Copy exactly the lines that run from the top of the listing to the line containing "(461.5,76) -- (461.5,160);", both ends included, and omit the pictures.

◆ **Entries with chart source code**
---*---
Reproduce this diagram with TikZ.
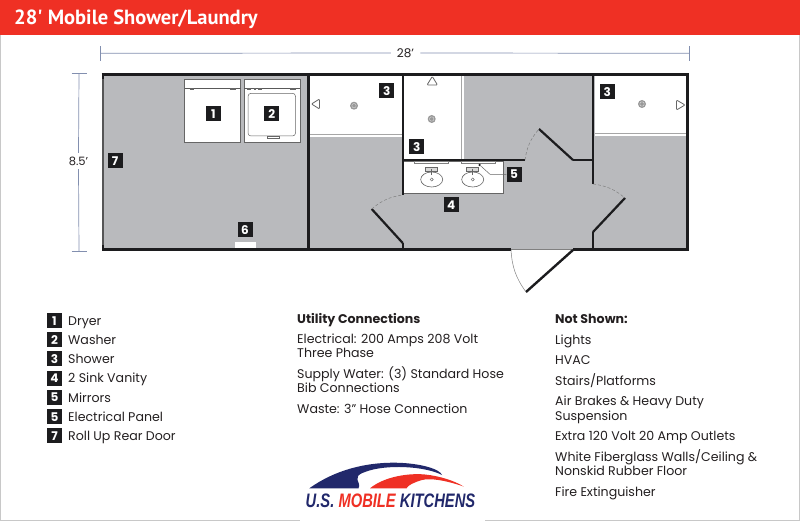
\documentclass[tikz,border=0pt]{standalone}
\usepackage{fontspec}
\setmainfont{Poppins}
\newfontfamily\titlefont{PT Sans}
\newfontfamily\logofont{Liberation Sans}
\usepackage{xcolor}
\definecolor{HeaderRed}{RGB}{239,48,36}
\definecolor{FloorGray}{RGB}{185,186,189}
\definecolor{WallBlack}{RGB}{28,28,30}
\definecolor{DimBlue}{RGB}{130,143,175}
\definecolor{LogoBlue}{RGB}{33,40,107}
\definecolor{FrameGray}{RGB}{200,200,200}
\definecolor{TextBlack}{RGB}{35,31,32}

\begin{document}
\begin{tikzpicture}[
  x=1pt, y=-1pt,
  font=\fontsize{12.6}{14}\selectfont,
  badge/.style={rectangle, fill=WallBlack, text=white, minimum size=15pt, inner sep=0pt, font=\fontsize{12}{12}\selectfont\bfseries},
  item/.style={anchor=base west, inner sep=0pt, text=TextBlack},
  wall/.style={line width=3pt, draw=WallBlack, line cap=butt},
  swing/.style={densely dashed, line width=0.5pt, draw=gray},
  dim/.style={line width=0.7pt, draw=DimBlue},
  room/.style={fill=white, draw=none},
  fixture/.style={fill=white, draw=gray!80!black, line width=0.9pt}
  ]
\useasboundingbox (0,0) rectangle (800,521);

% Frame and header
\draw[line width=1.5pt, FrameGray] (0.5,30) -- (0.5,520.3) -- (799.5,520.3) -- (799.5,30);
\fill[HeaderRed] (0,0) rectangle (800,35);
\node[anchor=base west, inner sep=0pt, text=white] (title) at (14,25) {\titlefont\fontsize{20.5}{22}\selectfont\bfseries 28' Mobile Shower/Laundry};

% Floor
\fill[FloorGray] (103,75) rectangle (687,249);

% White rooms
\fill[room] (310,76) rectangle (402,137);
\fill[room] (404,76) rectangle (464,160);
\fill[room] (595,76) rectangle (686,136);
\draw[line width=0.5pt, gray!70] (310,134.5) -- (402,134.5);
\draw[line width=0.5pt, gray!70] (595,133) -- (686,133);
\draw[line width=0.5pt, gray!70] (461.5,76) -- (461.5,160);

% Vanity
\draw[fixture, fill=white, line width=0.6pt] (404,161) -- (503,161) -- (503,193.5) -- (404,193.5);
\foreach \xa/\xb in {414/448, 461/495}
  \draw[line width=0.5pt, draw=gray, fill=white] (\xa,161) rectangle (\xb,163.5);
\foreach \sx in {431.7, 472.7} {
  \draw[line width=0.6pt, draw=gray!80!black] (\sx,179.5) ellipse (11 and 7.5);
  \draw[line width=0.5pt, draw=gray!80!black] (\sx,179.5) circle (1.6);
  \draw[line width=0.5pt, draw=gray!80!black, fill=gray!30] (\sx-6,167.5) rectangle (\sx+6,171);
  \draw[line width=0.7pt, draw=gray!80!black] (\sx,169) -- (\sx,175);
}

% Dryer and washer
\draw[fixture] (184.5,79) rectangle (240.5,142);
\draw[fixture] (244,79) rectangle (300,142);
\draw[line width=0.7pt, draw=gray!70!black] (184.5,88.3) -- (240.5,88.3);
\draw[line width=0.7pt, draw=gray!70!black] (244,88.3) -- (300,88.3);
\draw[fixture, line width=0.5pt, rounded corners=3pt] (248,93.3) rectangle (295.5,136);
\draw[fixture, line width=0.4pt] (267,136) rectangle (279,138);
\foreach \kx/\kw in {191.7/2, 233.3/3, 249/2, 254.5/1, 259.5/2, 292.7/3}
  \fill[gray!80!black] (\kx-\kw,88.3) rectangle (\kx+\kw,90.3);

% Electrical panel on rear
\fill[white] (234.7,242) rectangle (256,248);

% Shower heads and drains
\draw[line width=0.8pt, draw=gray!80!black, fill=white, rounded corners=1pt] (311.5,104) -- (319.5,99) -- (319.5,109) -- cycle;
\draw[line width=0.8pt, draw=gray!80!black, fill=white, rounded corners=1pt] (432.3,76.5) -- (427,85) -- (437.5,85) -- cycle;
\draw[line width=0.8pt, draw=gray!80!black, fill=white, rounded corners=1pt] (685,105) -- (676.5,100) -- (676.5,110) -- cycle;
\foreach \dx/\dy in {354/105.7, 431.7/119, 642/104} {
  \fill[gray!80] (\dx,\dy) circle (4);
  \draw[line width=0.4pt, draw=gray!30] (\dx,\dy) circle (2.2);
}

% Outer walls
\draw[wall] (101.7,74.5) -- (689,74.5);
\draw[wall] (689,249.5) -- (573,249.5);
\draw[wall] (511,249.5) -- (101.7,249.5);
\draw[line width=1.4pt, draw=WallBlack!75] (103,74.5) -- (103,249.5);
\draw[wall, line width=2.4pt] (102.9,74.5) -- (102.9,79);
\draw[wall, line width=2.4pt] (102.9,245) -- (102.9,249.5);
\draw[wall] (687.7,74.5) -- (687.7,249.5);
\draw[line width=0.5pt, gray] (511,249) -- (573,249);

% Partitions
\draw[wall] (308.3,74.5) -- (308.3,249.5);
\draw[wall, line width=2.4pt] (402.7,74.5) -- (402.7,195);
\draw[wall, line width=2.4pt] (402.7,243) -- (402.7,249.5);
\draw[wall, line width=2.4pt] (593,74.5) -- (593,184);
\draw[wall, line width=2.4pt] (593,232) -- (593,249.5);
\draw[wall, line width=2.4pt] (402.7,160) -- (525,160);
\draw[wall, line width=2.4pt] (573,160) -- (593,160);

% Door leaves
\draw[wall, line width=2.2pt] (402.7,243) -- (371.7,209);
\draw[wall, line width=2.2pt] (573,160) -- (539,129);
\draw[wall, line width=2.2pt] (593,232) -- (625,198);
\draw[wall, line width=2.4pt] (573,250) -- (526,292);

% Door swings
\draw[swing] (371.7,209) to[bend left=16] (402.7,195);
\draw[swing] (525,160) to[bend left=16] (539,129);
\draw[swing] (593,184) to[bend left=16] (625,198);
\draw[line width=0.5pt, gray] (511,250) to[bend right=16] (526,292);

% Dimensions
\node[inner sep=0pt, text=TextBlack, font=\fontsize{12}{12}\selectfont] (lenlabel) at (405.5,53) {28'};
\node[inner sep=0pt, text=TextBlack, font=\fontsize{11.5}{12}\selectfont] (widlabel) at (78.5,161.5) {8.5'};
\coordinate (lenA) at (100.5,53.3);
\coordinate (lenB) at (689.5,53.3);
\coordinate (widA) at (79,73.3);
\coordinate (widB) at (79,251.7);
\draw[dim] ([xshift=-6pt]lenlabel.west) -- (lenA);
\draw[dim] ([xshift=6pt]lenlabel.east) -- (lenB);
\draw[dim] ([yshift=4pt]widlabel.north) -- (widA);
\draw[dim] ([yshift=-3pt]widlabel.south) -- (widB);
\draw[dim] ([yshift=-7.5pt]lenA) -- ([yshift=7.5pt]lenA);
\draw[dim] ([yshift=-7.5pt]lenB) -- ([yshift=7.5pt]lenB);
\draw[dim] ([xshift=-7.5pt]widA) -- ([xshift=7.5pt]widA);
\draw[dim] ([xshift=-7.5pt]widB) -- ([xshift=7.5pt]widB);

% Plan badges
\node[badge] (dryer) at (213.3,113.7) {1};
\node[badge] (washer) at (271.7,113.7) {2};
\node[badge] (showerA) at (386.7,91) {3};
\node[badge] (showerB) at (416.7,146.7) {3};
\node[badge] (showerC) at (607.3,91.7) {3};
\node[badge] (vanity) at (451.3,205) {4};
\node[badge] (mirror) at (514,174.3) {5};
\node[badge] (panel) at (245,230) {6};
\node[badge] (door) at (115,160.7) {7};
\node[circle, fill=WallBlack, minimum size=2.5pt, inner sep=0pt] (elec) at (479.7,165) {};
\draw[line width=0.5pt, gray!80!black] (elec) -- (490,174.3) -- (mirror);

% Legend
\foreach \n/\lab/\ly in {1/Dryer/320.7, 2/Washer/339.8, 3/Shower/358.9, 4/2 Sink Vanity/378, 5/Mirrors/397.6, 6/Electrical Panel/416.7, 7/Roll Up Rear Door/435.8} {
  \node[badge] (key\n) at (54.5,\ly) {\ifnum\n=6 5\else\n\fi};
  \node[item] (lab\n) at (68,\ly+4.5) {\lab};
}

% Utility connections
\node[item] (utilhead) at (297,323) {\bfseries Utility Connections};
\node[item] (utilA) at (297,343) {Electrical: 200 Amps 208 Volt};
\node[item] (utilB) at (297,357) {Three Phase};
\node[item] (utilC) at (297,378) {Supply Water: (3) Standard Hose};
\node[item] (utilD) at (297,392) {Bib Connections};
\node[item] (utilE) at (297,413) {Waste: 3” Hose Connection};

% Not shown
\node[item] (nothead) at (555,323) {\bfseries Not Shown:};
\node[item] (notA) at (555,344) {Lights};
\node[item] (notB) at (555,364.5) {HVAC};
\node[item] (notC) at (555,385) {Stairs/Platforms};
\node[item] (notD) at (555,405) {Air Brakes \& Heavy Duty};
\node[item] (notE) at (555,420) {Suspension};
\node[item] (notF) at (555,440) {Extra 120 Volt 20 Amp Outlets};
\node[item] (notG) at (555,461) {White Fiberglass Walls/Ceiling \&};
\node[item] (notH) at (555,475) {Nonskid Rubber Floor};
\node[item] (notI) at (555,496) {Fire Extinguisher};

% Logo
\fill[white] (300,455) rectangle (485,521);
\fill[LogoBlue] (309.3,488.3) .. controls (335,470) and (365,462.5) .. (395,462.7)
  .. controls (420,463) and (440,469) .. (442,475)
  .. controls (425,466) and (385,464) .. (365,472) .. controls (350,477) and (362,482) .. (358.5,488.3) -- cycle;
\fill[HeaderRed] (370,488.3) .. controls (385,476) and (410,473) .. (425,474.5)
  .. controls (440,476) and (455,481) .. (463.5,486.5)
  .. controls (445,480) and (430,478) .. (422,480) .. controls (415,482) and (408,485) .. (406.5,488.3) -- cycle;
\node[inner sep=0pt, text=LogoBlue] (logotext) at (390.5,500.7) {\logofont\fontsize{19.5}{20}\selectfont\bfseries\itshape\scalebox{0.756}[1]{U.S. \textcolor{HeaderRed}{MOBILE} KITCHENS}};
\end{tikzpicture}
\end{document}
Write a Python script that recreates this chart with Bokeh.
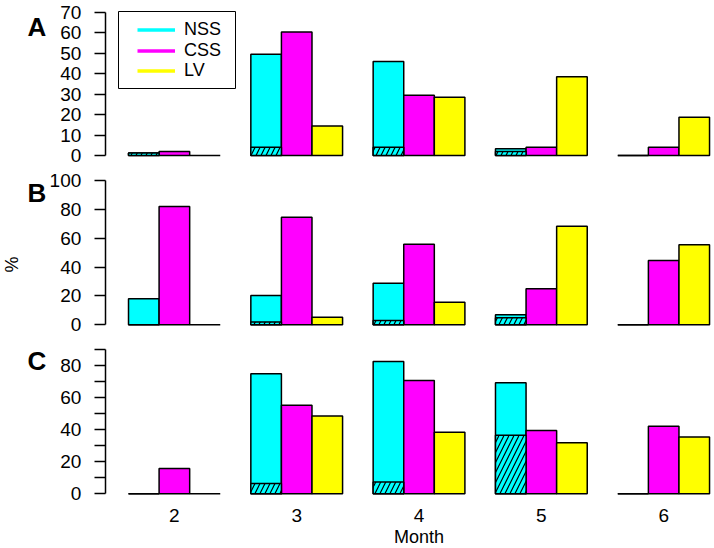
---*---
◆ **Full response**
Reproduce this diagram with TikZ.
\documentclass[tikz,border=0pt]{standalone}
\usepackage{fontspec}
\setmainfont{Poppins}
\newfontfamily\titlefont{PT Sans}
\newfontfamily\logofont{Liberation Sans}
\usepackage{xcolor}
\definecolor{HeaderRed}{RGB}{239,48,36}
\definecolor{FloorGray}{RGB}{185,186,189}
\definecolor{WallBlack}{RGB}{28,28,30}
\definecolor{DimBlue}{RGB}{130,143,175}
\definecolor{LogoBlue}{RGB}{33,40,107}
\definecolor{FrameGray}{RGB}{200,200,200}
\definecolor{TextBlack}{RGB}{35,31,32}

\begin{document}
\begin{tikzpicture}[
  x=1pt, y=-1pt,
  font=\fontsize{12.6}{14}\selectfont,
  badge/.style={rectangle, fill=WallBlack, text=white, minimum size=15pt, inner sep=0pt, font=\fontsize{12}{12}\selectfont\bfseries},
  item/.style={anchor=base west, inner sep=0pt, text=TextBlack},
  wall/.style={line width=3pt, draw=WallBlack, line cap=butt},
  swing/.style={densely dashed, line width=0.5pt, draw=gray},
  dim/.style={line width=0.7pt, draw=DimBlue},
  room/.style={fill=white, draw=none},
  fixture/.style={fill=white, draw=gray!80!black, line width=0.9pt}
  ]
\useasboundingbox (0,0) rectangle (800,521);

% Frame and header
\draw[line width=1.5pt, FrameGray] (0.5,30) -- (0.5,520.3) -- (799.5,520.3) -- (799.5,30);
\fill[HeaderRed] (0,0) rectangle (800,35);
\node[anchor=base west, inner sep=0pt, text=white] (title) at (14,25) {\titlefont\fontsize{20.5}{22}\selectfont\bfseries 28' Mobile Shower/Laundry};

% Floor
\fill[FloorGray] (103,75) rectangle (687,249);

% White rooms
\fill[room] (310,76) rectangle (402,137);
\fill[room] (404,76) rectangle (464,160);
\fill[room] (595,76) rectangle (686,136);
\draw[line width=0.5pt, gray!70] (310,134.5) -- (402,134.5);
\draw[line width=0.5pt, gray!70] (595,133) -- (686,133);
\draw[line width=0.5pt, gray!70] (461.5,76) -- (461.5,160);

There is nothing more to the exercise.